Gurnee Citizen Police Academy
The Gurnee Citizen Police Academy is a 36-hour block of instruction designed to give the public a working knowledge of the practices, policies, and procedures governing the police department. The instruction consists of twelve 3-hour blocks conducted on a weekly basis. Participants must be at least 18 years of age and of good moral character with no felony convictions.
Classes are held each Thursday evening from 6:30 pm - 9:30 pm. Anyone interested in attending the 12 week FREE course can obtain an application by contacting Deputy Chief Saundra Campbell at (847) 599-7050 or via email.
Class #27 started on March 3rd, 2016. For the following 13 weeks students in the class shared the duty of writing an article about each class and their experiences. Their writings are below:
Week #11 (May 12th, 2016) of the Gurnee CPA Class was devoted to three topics; school resource officers, teen court and street-gang awareness.
School Resource Officers; SRO’s: Officers Ron Conley and Jim Lazaro are two of the four Gurnee officers who are assigned as SRO’s. Officer Conley actually grew up in Gurnee, and attended school in the village from kindergarten through graduation from Warren High School. He has been the Woodland School District #50 SRO for the last 2 school years. Officer Jim Lazaro is assigned as an SRO at the Warren High School Almond Campus.
The SRO program first began in Flint, Michigan in 1953. Today, the responsibilities of the SRO are school safety and emergency response, relationship building and maintaining, and teaching students about the dangers and consequences of a myriad of bad choices such as drug and alcohol abuse, sexting, cyber-bullying, and reckless driving. Both officers indicated that they spend a great deal of their time at the schools making presentations to the students, as well as conducting the school safety drills.

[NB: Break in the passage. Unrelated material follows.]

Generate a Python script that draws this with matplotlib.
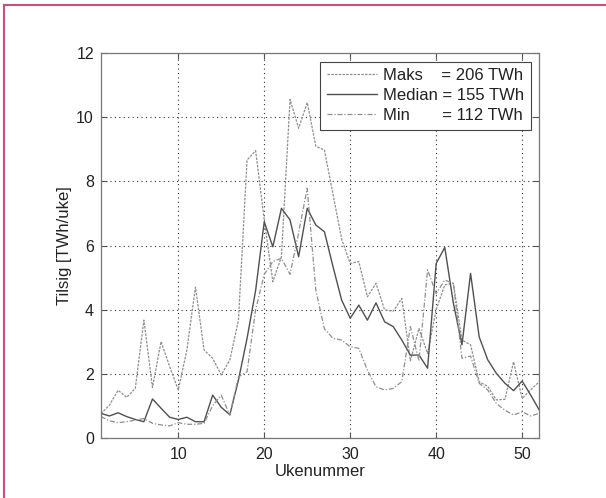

Officer Conley advised the class that when an infraction happens, the SRO is there as a resource for the principal, as he can only take the lead if a criminal act has occurred. Otherwise, the responsibility for disciplinary action defaults to the principal.
Teen court: Officer Lazaro, who’s been a Gurnee police officer for 18 years, and an SRO for two years, shared his experiences as the officer who is assigned to teen court.
Youth are referred to teen court by an arresting officer, and teen courts purpose is to have the offender accept responsibility for their actions. The offender is then give a constructive sentence by a jury of their peers to help repair the harm done to the community.
In order for a juvenile offender to participate in teen court, they must be between the ages of 10 and 17, be involved in a minor crime, admit guilt for their action, and have no prior referral to teen court. In addition, both the offender and parents must agree to participate in the program. The offender must agree to make restitution and have no known gang affiliation.
Some of the offenses that can be handled in teen court are offenses for theft, alcohol and tobacco, simple assault and battery, truancy, telephone and/or e-mail harassment, disorderly conduct, damage to property and cannabis possession.
Officer Lazaro ended his presentation with a video of an actual teen court case from Marin County, California. You could see how serious the members of the jury, also teens themselves, took their responsibilities in the questions they asked of the offender and the scope of the resolution/sentence plan assigned to the offender.
Gang Awareness: Officer Chad Tompoles has a member of the police department for 18 years and also serves as one of the department’s gang officers. He grew up in Lake County, and graduated from Zion-Benton High School.
Officer Tompoles began his presentation by advising the class that when the officers encounter an individual or individuals who have been identified as a documented gang member, they are not to question them directly about their gang affiliation. This restriction seemed very counter-intuitive to many members of the class.
He then gave the class information on the gangs that are present in Lake County, and that most are members of two nations, folk or people. There are also members of street gangs who do not affiliate with either the folks or people nations.
Officer Tompoles challenged the class to identify the gang behind a series of pictures of actual graffiti. Even though the class had just been given the general identifiers, it was very difficult in some cases to identify the gang involved. Luckily, one of the class members had a great deal of knowledge about the local gangs, and could help out the rest of the class.
Week #12 (05/19/16) will focus on firearms training.